The story of left-wing media in the UK is one of past glories like Reynolds News and the Daily Herald and more recent disasters such as the infamous News On Sunday in 1987.
Only two progressive newspapers have survived — and both gazed into the abyss a couple of weeks ago.
The 74-year-old Tribune was saved at the eleventh hour thanks to a consortium of staff, management and NUJ representatives, who are now taking a co-operative route to survival for the newspaper supported by giants like Aneurin Bevan and Michael Foot.
But, for the team at the almost equally stricken Morning Star, the co-operative way forward is nothing new.
Only a matter of weeks ago it looked as though the sun was finally to set on the Star. Editorial staff at the left’s only daily newspaper in the UK were told it would definitely close unless around £50,000 could be raised by Christmas.
However, the good news is that, thanks to a concerted campaign, the original fund-raising target has not only been reached but £70,000 has been raised to help guarantee the paper’s survival into 2012 and beyond.
Editor Bill Benfield, appointed in 2009 after serving as Deputy Editor, is understandably delighted at the show of solidarity from readers but acknowledges a lot more work remains to be done to secure the paper’s long-term future.
“The response to our appeal was astonishing. The money was raised almost entirely through individuals in little over a week. Donations ranged from £5 to £1,000 and some of the money came from trade unions but the vast majority of donations were individual ones.”
Founded in 1930 as the Daily Worker, the publication was re-branded as the Morning Star in 1966. Since 1945, it has been run by a co-operative — the People’s Press Printing Society.
For just £1, anyone can become a shareholder and the society has thousands of members across the UK.
Mr Benfield said: “Because of our shareholder numbers we have four AGMs in locations including London, Scotland and Manchester and I go to every one. They are all one member, one vote. There is an editorial board but there are no block votes.
“The society has always been run on co-operative principles and we would very much like a closer relationship with the wider Co-op Movement.”
A dwindling body of opinion may still believe the Star is still funded by “Moscow Gold” or toes a line dictated by the Communist Party of Great Britain.
But as former editor John Haylett said recently: “We have articles from people that at one time we would never have given the time of day to — like the Welsh and Scottish Nationalists, the Greens, and regular contributions from church people.
“But things that happened in the Soviet Union 70 years ago are still being used as a stick to beat the Morning Star.”
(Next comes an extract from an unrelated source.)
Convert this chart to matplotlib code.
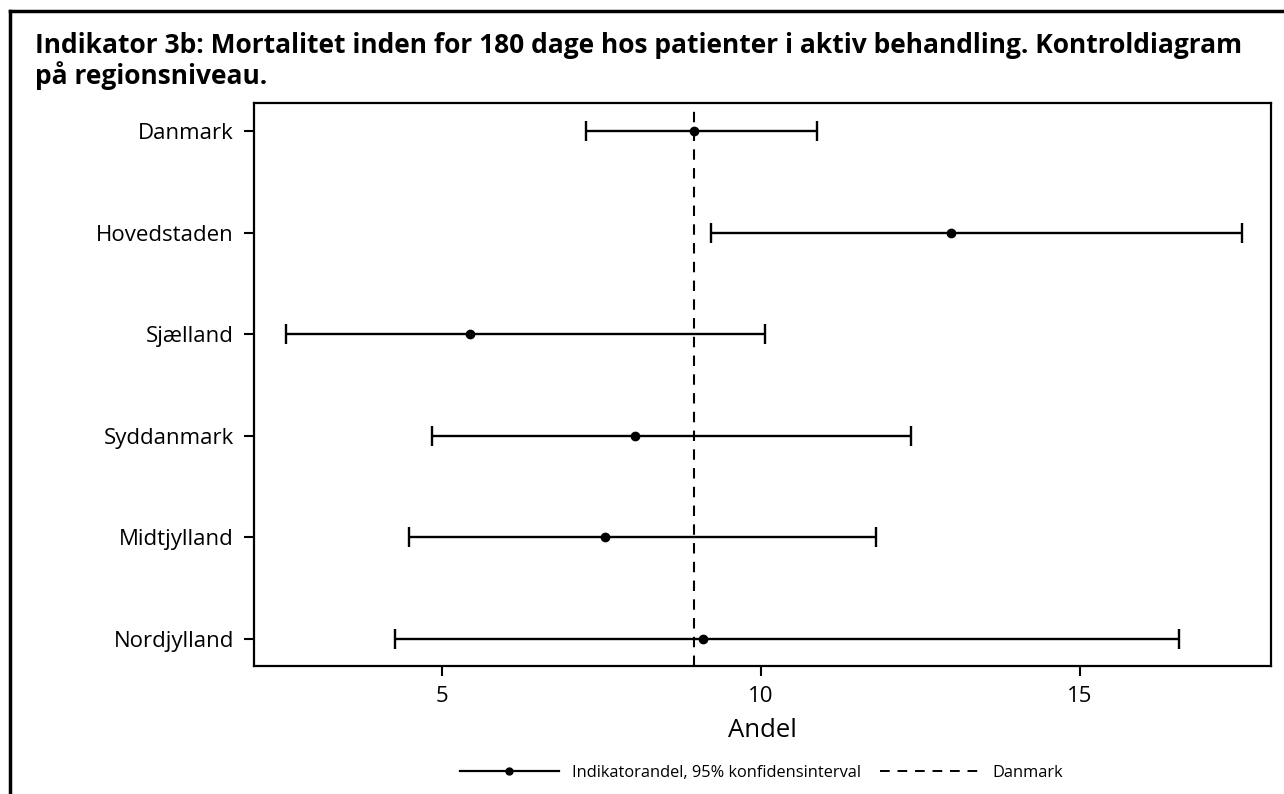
import matplotlib.pyplot as plt
from matplotlib.lines import Line2D

# regioner, indikatorandel (%) og 95% konfidensinterval
regions = ["Danmark", "Hovedstaden", "Sjælland", "Syddanmark", "Midtjylland", "Nordjylland"]
andel = [8.95, 12.98, 5.44, 8.02, 7.55, 9.09]
ci_low = [7.25, 9.22, 2.55, 4.84, 4.48, 4.26]
ci_high = [10.88, 17.55, 10.07, 12.36, 11.80, 16.56]
danmark_ref = 8.95

xticks = [5, 10, 15]

FONT = "Open Sans"

fig = plt.figure(figsize=(12.84, 7.94), dpi=100)
ax = fig.add_axes([0.1978, 0.1612, 0.7921, 0.7091])

ypos = list(range(len(regions)))
xerr = [[a - lo for a, lo in zip(andel, ci_low)],
        [hi - a for a, hi in zip(andel, ci_high)]]
ax.errorbar(andel, ypos, xerr=xerr, fmt="o", color="black", ms=6,
            ecolor="black", elinewidth=1.7, capsize=7.5, capthick=1.7, zorder=3)
ax.axvline(danmark_ref, color="black", lw=1.5, ls=(0, (5, 4)), zorder=2)

ax.set_xlim(2.05, 18.0)
ax.set_ylim(len(regions) - 1 + 0.27, -0.28)
ax.set_yticks(ypos)
ax.set_yticklabels(regions, fontsize=16, family=FONT)
ax.set_xticks(xticks)
ax.set_xticklabels([str(t) for t in xticks], fontsize=16, family=FONT)
ax.tick_params(axis="both", length=7.5, width=1.5, pad=7, colors="black")
for s in ax.spines.values():
    s.set_linewidth(1.6)
ax.set_xlabel("Andel", fontsize=18.5, family=FONT, labelpad=8)

fig.text(0.027, 0.960, "Indikator 3b: Mortalitet inden for 180 dage hos patienter i aktiv behandling. Kontroldiagram\npå regionsniveau.",
         ha="left", va="top", fontsize=19, fontweight="bold", family=FONT,
         linespacing=1.12)

# ramme til venstre og øverst
fig.add_artist(Line2D([0.008, 0.008], [0, 0.986], color="black", lw=2.5))
fig.add_artist(Line2D([0.008, 1.0], [0.986, 0.986], color="black", lw=2.5))

handles = [
    Line2D([], [], color="black", lw=1.6, marker="o", ms=5),
    Line2D([], [], color="black", lw=1.4, ls=(0, (5, 4))),
]
fig.legend(handles, ["Indikatorandel, 95% konfidensinterval", "Danmark"],
           loc="center", bbox_to_anchor=(0.593, 0.027), ncol=2, frameon=False,
           prop={"family": FONT, "size": 11.8}, handlelength=6, handletextpad=0.8,
           columnspacing=1.2)

fig.savefig("out.png", dpi=100)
For now, Bill Benfield and his team have their work cut out building on the appeal’s success. He said: “The basic problem is that we exist as a daily paper of the left in David Cameron’s dream world. It costs £1.5million a year to run the paper and, with a print run of only 14,000 to 20,000, we have to rely on regular donations to keep going.
“We also have a problem with distribution because, even if we get there, the big sellers like WH Smith send the unsold papers back.
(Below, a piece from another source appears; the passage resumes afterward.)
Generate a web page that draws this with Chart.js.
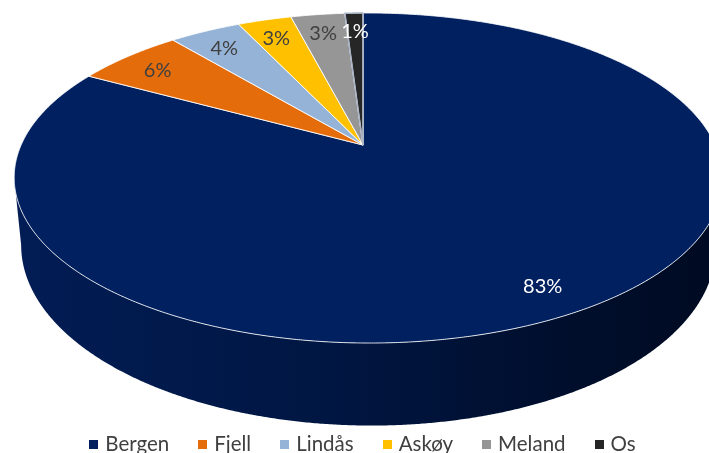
<!DOCTYPE html>
<html>
<head>
<meta charset="utf-8">
<script src="https://cdn.jsdelivr.net/npm/chart.js@4.4.1/dist/chart.umd.min.js"></script>
<style>
    html, body { margin: 0; padding: 0; background: #fff; }
    #wrap { position: relative; width: 709px; height: 453px; overflow: hidden; }
    #pie { position: absolute; left: 0; top: 0; }
    #legend {
        position: absolute; left: 8px; top: 431px; width: 709px;
        display: flex; justify-content: center; gap: 29px;
        font-family: Lato, 'Open Sans', sans-serif; font-size: 20.5px; color: #404040;
        white-space: nowrap;
    }
    #legend .item { display: flex; align-items: center; }
    #legend .box { width: 9px; height: 9px; margin-right: 7px; margin-top: 3px; }
</style>
</head>
<body>
<div id="wrap">
    <canvas id="pie" width="709" height="453"></canvas>
    <div id="legend"></div>
</div>
<script>
const kommuner = ['Bergen', 'Fjell', 'Lindås', 'Askøy', 'Meland', 'Os'];
const andel = [83, 6, 4, 3, 3, 1];
const farger = ['#002060', '#E46C0A', '#95B3D7', '#FFC000', '#969696', '#262626'];
const tekstFarger = ['#ffffff', '#404040', '#404040', '#404040', '#404040', '#ffffff'];

// tilted disc: apex, radii, perspective (front/back and left/right), thickness
const view = { cx: 363, cy: 145, rx: 347, ry: 158.4, persp: 0.2, side: 0.015, depth: 66, shrink: 0.98 };

function scaleAt(u, v) {
    return 1 / (1 - view.persp * v - view.side * u);
}

function topPoint(r, a) {
    const u = r * Math.cos(a), v = r * Math.sin(a);
    const s = scaleAt(u, v);
    return [view.cx + view.rx * u * s, view.cy + view.ry * v * s];
}

function bottomPoint(a) {
    const p = topPoint(1, a);
    const s = scaleAt(Math.cos(a), Math.sin(a));
    return [view.cx + (p[0] - view.cx) * view.shrink, p[1] + view.depth * s];
}

function silhouette() {
    // angles of the left- and right-most points of the top rim
    let aL = Math.PI, aR = 0, minX = Infinity, maxX = -Infinity;
    for (let a = -Math.PI / 2; a < Math.PI * 1.5; a += 0.001) {
        const x = topPoint(1, a)[0];
        if (x < minX) { minX = x; aL = a; }
        if (x > maxX) { maxX = x; aR = a; }
    }
    return { aL, aR };
}

function drawSide(ctx) {
    const { aL, aR } = silhouette();
    const step = 0.005;
    ctx.beginPath();
    for (let a = aR; a <= aL; a += step) {
        const p = topPoint(1, a);
        ctx.lineTo(p[0], p[1]);
    }
    for (let a = aL; a >= aR; a -= step) {
        const p = bottomPoint(a);
        ctx.lineTo(p[0], p[1]);
    }
    ctx.closePath();
    const g = ctx.createLinearGradient(14, 0, 712, 0);
    g.addColorStop(0, '#021d55');
    g.addColorStop(0.45, '#001642');
    g.addColorStop(0.75, '#000f2f');
    g.addColorStop(1, '#000b22');
    ctx.fillStyle = g;
    ctx.fill();

    // light rim between top face and side
    ctx.beginPath();
    for (let a = aR - 0.05; a <= aL + 0.05; a += step) {
        const p = topPoint(1, a);
        ctx.lineTo(p[0], p[1]);
    }
    return () => {
        ctx.strokeStyle = '#aab4c6';
        ctx.lineWidth = 1.5;
        ctx.stroke();
    };
}

function drawSlice(ctx, arc, color) {
    const { startAngle, endAngle } = arc.getProps(['startAngle', 'endAngle'], true);
    ctx.beginPath();
    ctx.moveTo(view.cx, view.cy);
    const n = Math.max(8, Math.ceil((endAngle - startAngle) / 0.005));
    for (let k = 0; k <= n; k++) {
        const p = topPoint(1, startAngle + (endAngle - startAngle) * k / n);
        ctx.lineTo(p[0], p[1]);
    }
    ctx.closePath();
    ctx.fillStyle = color;
    ctx.fill();
    ctx.strokeStyle = 'rgba(255,255,255,0.85)';
    ctx.lineWidth = 1;
    ctx.lineJoin = 'round';
    ctx.stroke();
}

function drawLabel(ctx, arc, i) {
    const { startAngle, endAngle } = arc.getProps(['startAngle', 'endAngle'], true);
    const p = topPoint(0.86, (startAngle + endAngle) / 2);
    ctx.font = '20px Lato, "Open Sans", sans-serif';
    ctx.textAlign = 'center';
    ctx.textBaseline = 'middle';
    ctx.fillStyle = tekstFarger[i];
    ctx.fillText(andel[i] + '%', p[0], p[1] + 3);
}

const pie3d = {
    id: 'pie3d',
    beforeDatasetsDraw(chart) {
        const ctx = chart.ctx;
        const arcs = chart.getDatasetMeta(0).data;
        ctx.save();
        const rim = drawSide(ctx);
        arcs.forEach((arc, i) => drawSlice(ctx, arc, farger[i]));
        rim();
        arcs.forEach((arc, i) => drawLabel(ctx, arc, i));
        ctx.restore();
        return false;
    }
};

new Chart(document.getElementById('pie'), {
    type: 'pie',
    data: {
        labels: kommuner,
        datasets: [{ data: andel, backgroundColor: farger, borderColor: '#ffffff', borderWidth: 1 }]
    },
    options: {
        responsive: false,
        animation: false,
        plugins: { legend: { display: false }, tooltip: { enabled: false } }
    },
    plugins: [pie3d]
});

document.getElementById('legend').innerHTML = kommuner.map((k, i) =>
    `<span class="item"><span class="box" style="background:${farger[i]}"></span>${k}</span>`
).join('');
</script>
</body>
</html>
“We have no advertising budget and our distribution problems go back to the days of the Wapping dispute in 1986 when newspaper distribution swapped from rail freight to lorries.
“We distribute with a consortium of small–size publications so we are subject to delays and hold-ups in a hostile sales environment. It is very challenging.”
Of the paper’s former links with the USSR, he said: “In the past we did have funding from the former Soviet Union. It consisted of them paying for about 12,000 extra copies at a time for use in English language schools and colleges. It did help us out financially but led also to those old jokes about articles on tractor production.”
Those days are long gone, he added. “We are now an editorially independent paper which represents a wide range of opinion on the left.”
In the months ahead, Bill Benfield hopes the Co-op Movement can help deliver a more secure future for the paper — via better retail distribution or help in raising awareness. “The Co-op could do a lot to help us and we would love to be in a closer relationship with the sector. For example it would be good to have a regular Co-op column in the Star.”
Bill concedes that many people these days choose to read the Morning Star online — the website, morningstaronline.co.uk, started life in 2004 with a rather primitive paywall in place, but has since become a free access site. However, as he points out: “Our Christmas appeal alone has justified the website’s existence because most of the money was raised online via the site and other social networking.”
It is also hoped trade unions can help broaden the Star’s readership by facilitating sales at branch meetings. Free copies funded by the unions are already given away at events like the Durham Miners’ Gala and the Labour Party Conference. That particular strategy is something Bill thinks could well be developed.
“In a very political situation like this one we should be well up on our sales but it also depends on the goodwill of the Co-op and wider labour movement because they can do a lot to help us,” said Mr Benfield.
But, he added: “We also need reliable distribution and to be able to stand on our own two feet commercially, so we will be doing our best to ensure that happens.”